After seeing some of these engines running recently though, in particular, those of a "free piston" design on You Tube, it appears that this is not a problem. Going by the thermodynamic principles I was discussing on the other thread, the gas, doing work, converts the heat into work and so in effect contracts on its own drawing the piston back in. This seems to be a lost or forgotten bit of information about how these engines operate, but also from what I've been reading about the Laminar Flow - or so-called "Thermo-acoustic" type Stirlings, they are the MOST efficient Stirling engines of all since they do not have the extra weight, drag and friction of the displacer to overcome.

I've also been thinking about a possible way you might be able to get an actual trace of the exact waveform needed for any particular engine, but you would have to build a working engine with one piston.

Set this engine up so that it drives a weighted pendulum or just a flywheel equivalent to the weight of your cylinder divided by the number of pistons the engine will have. That is, if you are going to have an engine with six pistons and the cylinder would weigh about 3 pounds, make the flywheel for the one piston engine 1/2 pound, or whatever extra you think might be needed for any external load.

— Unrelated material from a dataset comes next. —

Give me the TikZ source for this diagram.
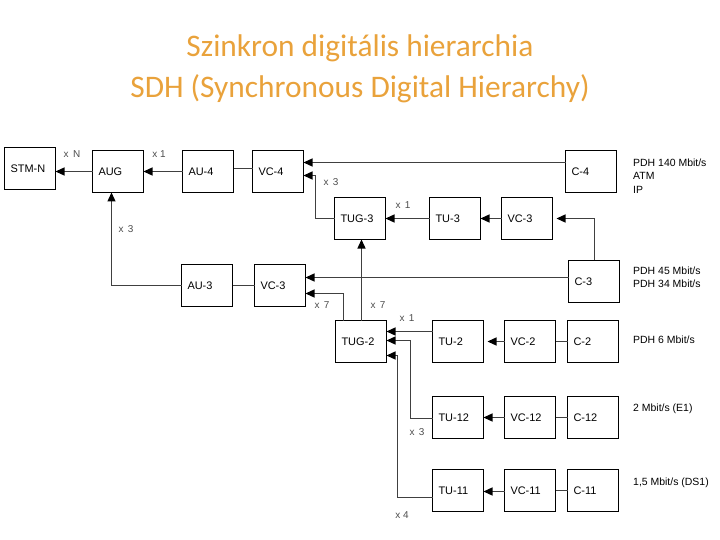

You would have to guesstimate the approximate speed or RPM of the engine.

Get something like a roll of register tape and set it up like a seismograph or polygraph machine. Attach a marker to the engines connecting rod so that it will trace a line as the engine is running and the paper can be drawn through at the same time.

Something like this:
If you could do something like this, I think that would at least take some of the guesswork out of it.

Once you have your trace, just wrap the paper around your cylinder and make a transfer. The paper trace is likely to be pretty shaky and would vary with the speed at which the paper is drawn through (theoretical RPM) but it should at least provide you with some clue as to the actual wave form that would most closely match how the piston actually wants to move.